The Boeing Human Landing System proposal was submitted to NASA in early November 2019. The primary solution was a two-stage lander designed to launch on a single SLS Block 1B, with Intuitive Machines working with Boeing to provide engines, and reusing technologies from their Starliner spacecraft. To cover the possibility that the SLS Block 1B was not ready by 2024, Boeing proposed a solution where the descent stage was launched on an SLS Block 1 while the ascent stage would be launched by a commercial launcher and assembled in lunar orbit. The Boeing proposal was not selected for design funding by NASA in the April 2020 design funding announcements.

=== Vivace HLS ===
The Vivace Human Landing System was a lunar landing concept by aerospace firm Vivace. Little is known about the vehicle other than its resemblance to NASA's Altair lunar lander from the Constellation program. Vivace's concept was not selected for full design funding.
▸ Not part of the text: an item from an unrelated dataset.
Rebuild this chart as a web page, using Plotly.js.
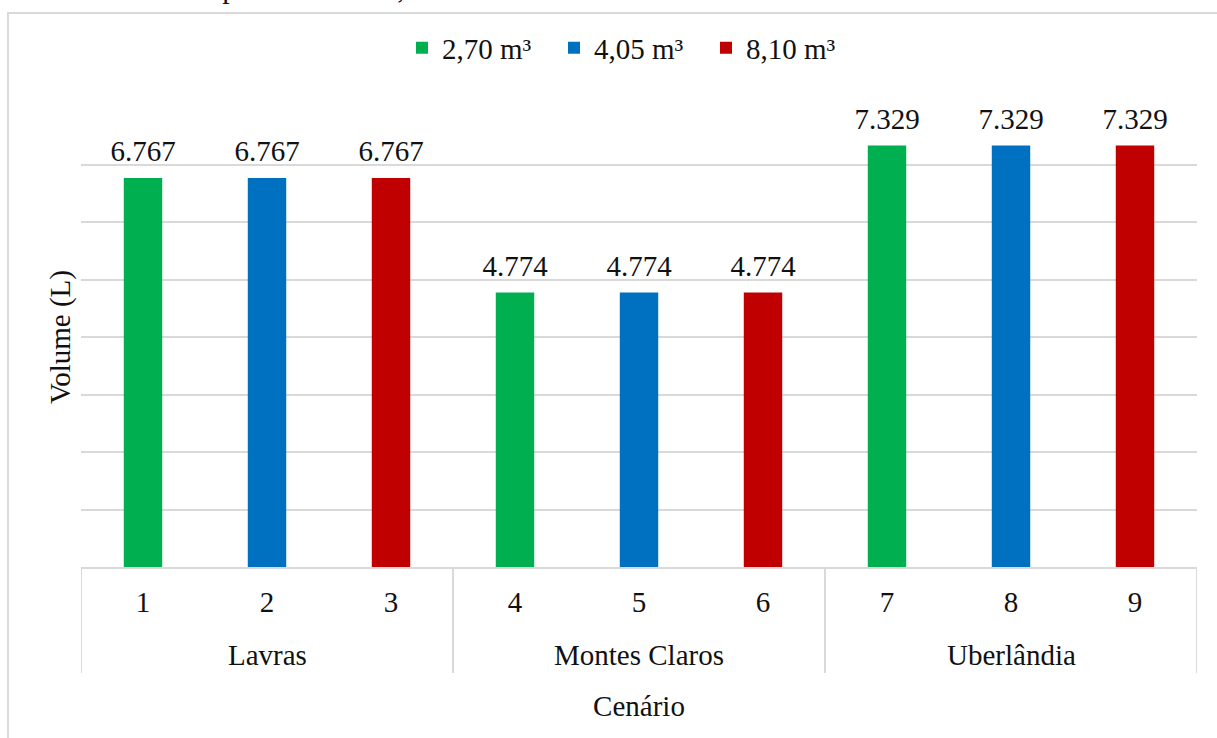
<!DOCTYPE html>
<html>
<head>
<meta charset="utf-8">
<script src="https://cdn.plot.ly/plotly-3.0.1.min.js"></script>
<style>
  html, body { margin: 0; padding: 0; background: #ffffff; }
  #chart { width: 1217px; height: 738px; }
</style>
</head>
<body>
<div id="chart"></div>
<script>
// ---- Data ----
const cities = ["Lavras", "Montes Claros", "Uberlândia"];
const scenarios = [["1", "2", "3"], ["4", "5", "6"], ["7", "8", "9"]];
const seriesNames = ["2,70 m³", "4,05 m³", "8,10 m³"];
const vol270 = [6767, 4774, 7329];   // scenarios 1, 4, 7
const vol405 = [6767, 4774, 7329];   // scenarios 2, 5, 8
const vol810 = [6767, 4774, 7329];   // scenarios 3, 6, 9
const seriesValues = [vol270, vol405, vol810];
const seriesColors = ["#00B050", "#0070C0", "#C00000"];
const captionText = "municípios de Lavras, Montes Claros e Uberlândia.";

// ---- Derived ----
const xCats = [].concat(...scenarios);
const groupStart = [];
let acc = 0;
scenarios.forEach(g => { groupStart.push(acc); acc += g.length; });

const FONT = "Liberation Serif";
const FS = 29;
const TXT = "#111111";
const GRID = "#d9d9d9";

// plot-area pixel geometry (used only for paper placement of frame items)
const W = 1217, H = 738, ML = 81, MR = 20, MT = 107, MB = 171;
const PW = W - ML - MR, PH = H - MT - MB;
const px2x = p => (p - ML) / PW;
const py2y = p => (H - MB - p) / PH;

const traces = [];
seriesValues.forEach((vals, k) => {
  const y = xCats.map(() => null);
  vals.forEach((v, i) => { y[groupStart[i] + k] = v; });
  traces.push({
    type: "bar",
    name: seriesNames[k],
    x: xCats,
    y: y,
    width: 0.31,
    marker: { color: seriesColors[k] },
    hoverinfo: "y+name"
  });
});
// data labels
seriesValues.forEach((vals, k) => {
  const y = xCats.map(() => null);
  vals.forEach((v, i) => { y[groupStart[i] + k] = v; });
  traces.push({
    type: "scatter",
    mode: "markers+text",
    x: xCats,
    y: y,
    texttemplate: "%{y:,}",
    textposition: "top center",
    textfont: { family: FONT, size: FS, color: TXT },
    marker: { size: 14, color: "rgba(0,0,0,0)" },
    showlegend: false,
    hoverinfo: "skip",
    cliponaxis: false
  });
});

// group dividers and group labels
const shapes = [
  { type: "rect", xref: "paper", yref: "paper",
    x0: px2x(8), x1: 1.2, y0: -0.6, y1: py2y(13),
    line: { color: GRID, width: 2 }, fillcolor: "rgba(0,0,0,0)", layer: "below" }
];
const annotations = [];
scenarios.forEach((g, i) => {
  shapes.push({ type: "line", xref: "x", yref: "paper",
    x0: groupStart[i] - 0.5, x1: groupStart[i] - 0.5, y0: 0, y1: py2y(673),
    line: { color: GRID, width: 2 } });
  annotations.push({ text: cities[i], xref: "x", yref: "paper",
    x: groupStart[i] + (g.length - 1) / 2, y: py2y(655), yanchor: "middle",
    showarrow: false, font: { family: FONT, size: FS, color: TXT } });
});
shapes.push({ type: "line", xref: "x", yref: "paper",
  x0: acc - 0.5, x1: acc - 0.5, y0: 0, y1: py2y(673),
  line: { color: GRID, width: 2 } });
annotations.push({ text: captionText, xref: "paper", yref: "paper",
  x: px2x(137), xanchor: "left", y: py2y(6), yanchor: "bottom",
  showarrow: false, font: { family: FONT, size: 30, color: TXT } });

const layout = {
  width: W,
  height: H,
  separators: ",.",
  paper_bgcolor: "#ffffff",
  plot_bgcolor: "#ffffff",
  font: { family: FONT, size: FS, color: TXT },
  margin: { l: ML, r: MR, t: MT, b: MB, pad: 0, autoexpand: false },
  barmode: "overlay",
  showlegend: true,
  legend: {
    orientation: "h",
    x: px2x(630), xanchor: "center",
    y: py2y(48), yanchor: "middle",
    entrywidth: 107, entrywidthmode: "pixels",
    font: { family: FONT, size: FS, color: TXT },
    itemclick: false, itemdoubleclick: false,
    traceorder: "normal"
  },
  xaxis: {
    type: "category",
    range: [-0.5, acc - 0.5],
    showline: true, linecolor: GRID, linewidth: 2,
    showgrid: false, zeroline: false,
    ticks: "",
    ticklabelstandoff: 8,
    tickfont: { family: FONT, size: FS, color: TXT },
    title: { text: "Cenário", font: { family: FONT, size: FS, color: TXT }, standoff: 79 },
    automargin: false,
    fixedrange: true
  },
  yaxis: {
    range: [0, 8000],
    dtick: 1000,
    showticklabels: false,
    showgrid: true, gridcolor: GRID, gridwidth: 1.5,
    zeroline: false, showline: false, ticks: "",
    title: { text: "Volume (L)", font: { family: FONT, size: FS, color: TXT }, standoff: 0 },
    automargin: false,
    fixedrange: true
  },
  shapes: shapes,
  annotations: annotations
};

Plotly.newPlot("chart", traces, layout, { displayModeBar: false });
</script>
</body>
</html>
==Alternative design studies==
In addition to the design and development RFP for Appendix H of NextSTEP-2, NASA announced 11 contracts worth US$45.5 million in total for Appendix E of NextSTEP-2 in May 2019. These were short-term studies on transfer vehicles, descent elements, descent element prototypes, refueling element studies and prototypes. One of the requirements was that selected companies would contribute at least 20% of the total cost of the project "to reduce costs to taxpayers and encourage early private investments in the lunar economy".

A second set of contracts totaling $146 million was awarded on September 14, 2021. These contracts were for studies of a second-generation HLS that is to be used for missions after the initial crewed landing. As with the first set of contracts, NASA intends to award more than one HLS if there is sufficient funding.

On March 23, 2022, NASA announced it intended to initiate a formal request for proposals for second-generation HLS designs, drafting new sustainability rules to support it with a 2026–2027 delivery date for the design. NASA stated it would solicit designs from the broader aerospace industry out of a need for redundancy and competition. Under the current HLS contract, NASA also exercised an option calling for a second Starship HLS demonstration mission to the Moon, with the Starship design updated to meet the new sustainability rules. In addition, NASA announced a target date of April 2025 for Artemis III, likely using the first-generation Starship HLS design. Space.com journalist Mike Wall speculated that, based on statements from NASA Administrator Bill Nelson, NASA had gained enough congressional and presidential support to make the requests.

Additional studies
| Date | Company | Amount US$ million | Contract |
| May 2019 | Aerojet Rocketdyne |  | One transfer vehicle study |
| Blue Origin |  | One descent element study, one transfer vehicle study, and one transfer vehicle prototype |
| Boeing |  | One descent element study, two descent element prototypes, one transfer vehicle study, one transfer vehicle prototype, one refueling element study, and one refueling element prototype |
| Dynetics |  | One descent element study and five descent element prototypes |
| Lockheed Martin Space Systems |  | One descent element study, four descent element prototypes, one transfer vehicle study, and one refueling element study |
| Masten Space Systems |  | One descent element prototype |
| Maxar (formerly SSL) |  | One refueling element study and one refueling element prototype |
| Northrop Grumman Innovation Systems |  | One descent element study, four descent element prototypes, one refueling element study, and one refueling element prototype |
| OrbitBeyond |  | Two refueling element prototypes |
| Sierra Nevada Corporation |  | One descent element study, one descent element prototype, one transfer vehicle study, one transfer vehicle prototype, and one refueling element study |
| SpaceX |  | One descent element study, one descent element prototype |
| September 2021 | Blue Origin | 25.6 |  |
| Dynetics | 40.8 |  |
| Lockheed Martin | 35.2 |  |
| Northrop Grumman | 34.8 |  |
| SpaceX | 9.4 |  |

==Follow-on programs==

In 2021, NASA began studies on the future Lunar Exploration Transportation Services (LETS) for regular trips between the Gateway station, lunar orbits, and the lunar surface; for sustainable HLS operations.